The expert believes that another way to blackmail inattentive server owners is by creating snapshots of the exposed servers and contacting companies after May 25, asking for a Bitcoin ransom not to report the company to EU authorities, where they stand to receive a hefty fine.

"Many organizations are not looking forward to the GDPR [deadline]," Gevers said. "GDPR will open a new can of worms which will make a new form of cybercrime posible, which requires hardly any skill."

"A Shodan search or an S3 bucket search engine will give you quick results. You just need to know what keywords to [search] for," Gevers said, alluding to readily available tools that make searching for S3-exposed data a child's play.

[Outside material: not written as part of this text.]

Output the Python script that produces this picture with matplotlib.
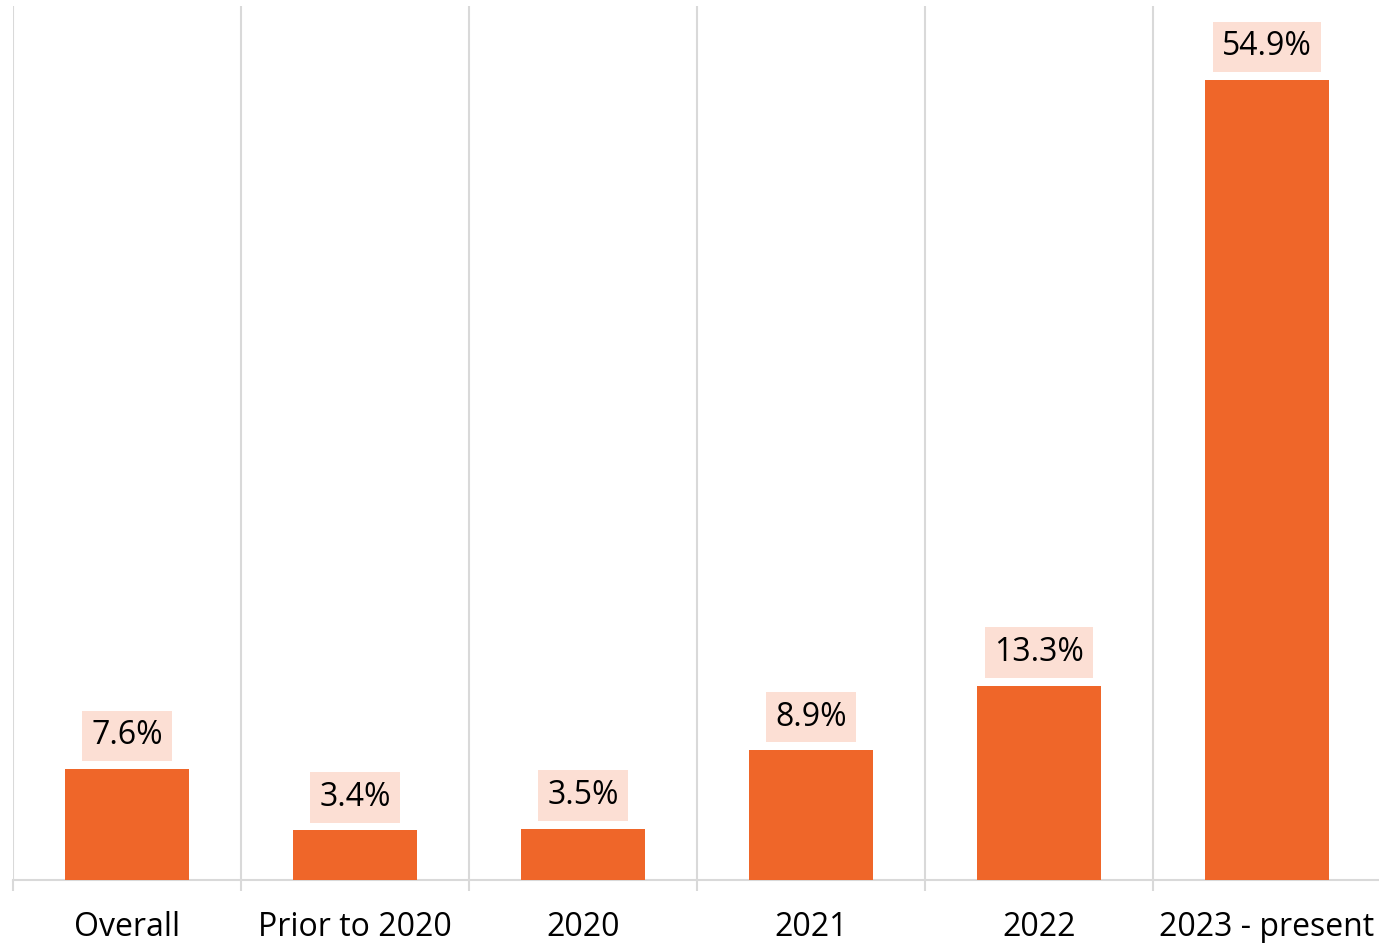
import matplotlib.pyplot as plt
import numpy as np

# data
categories = ['Overall', 'Prior to 2020', '2020', '2021', '2022', '2023 - present']
values = [7.6, 3.4, 3.5, 8.9, 13.3, 54.9]
labels = ['7.6%', '3.4%', '3.5%', '8.9%', '13.3%', '54.9%']

plt.rcParams['font.family'] = ['Open Sans', 'DejaVu Sans']

fig = plt.figure(figsize=(13.79, 9.43), dpi=100)
ax = fig.add_axes([13/1379, 63/943, 1368/1379, 874/943])

x = np.arange(len(categories))
ax.bar(x, values, width=0.544, color='#EF6629', zorder=3)

# value labels with light boxes
for xi, v, lab in zip(x, values, labels):
    ax.annotate(lab, (xi, v), xytext=(0, 24), textcoords='offset points',
                ha='center', va='center', fontsize=23, color='black',
                bbox=dict(boxstyle='square,pad=0.28', fc='#FCDFD4', ec='none'),
                zorder=4)

ax.set_xlim(-0.5, len(categories) - 0.5)
ax.set_ylim(0, 60)

# separators between categories
for b in np.arange(len(categories) + 1) - 0.5:
    ax.axvline(b, color='#D9D9D9', lw=1.5, zorder=1)

for s in ['top', 'right', 'left']:
    ax.spines[s].set_visible(False)
ax.spines['bottom'].set_color('#D9D9D9')
ax.spines['bottom'].set_linewidth(1.5)

ax.set_yticks([])
ax.set_xticks(x)
ax.set_xticklabels(categories, fontsize=23)
ax.tick_params(axis='x', which='major', length=0, pad=22.5)
ax.set_xticks(np.arange(len(categories) + 1) - 0.5, minor=True)
ax.tick_params(axis='x', which='minor', length=8, width=1.5, color='#D9D9D9')

fig.savefig('out.png', dpi=100)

Such tools include the Public Cloud Storage Search and BuckHacker projects.

Amazon has been warning customers, too

But Amazon is well aware of such attacks. The company has sent email notifications to all customers with publicly accessible S3 buckets last year and has recently added visible warnings to the AWS backend dashboard as well.

"There was a noticeable decrease in the number of exposed S3 buckets around June/July of 2017," Vickery told Bleeping Computer. "I think the email notices Amazon sent out made the difference around that time."

"I don't know if the big orange signs they more-recently rolled out have had the same level of awareness-spreading," Vickery added, albeit they are a recent addition and might be just as effective when analyzed in the long run.

Either way, time is running out for securing Amazon AWS S3 buckets, and server owners should act before crooks start deleting data and asking for ransoms, like they did with many other data storage technologies before.

UPDATE [February 21, 2018, 06:00 AM ET]: Right after we published, Amazon announced free access to all AWS customers to the AWS Trusted Advisor S3 Bucket Permissions Check tool. This is an AWS tool to help customers make sure their AWS S3 buckets are running the proper permissions. An alternative to this tool is also S3 Inspector, a Python script created by Kromtech.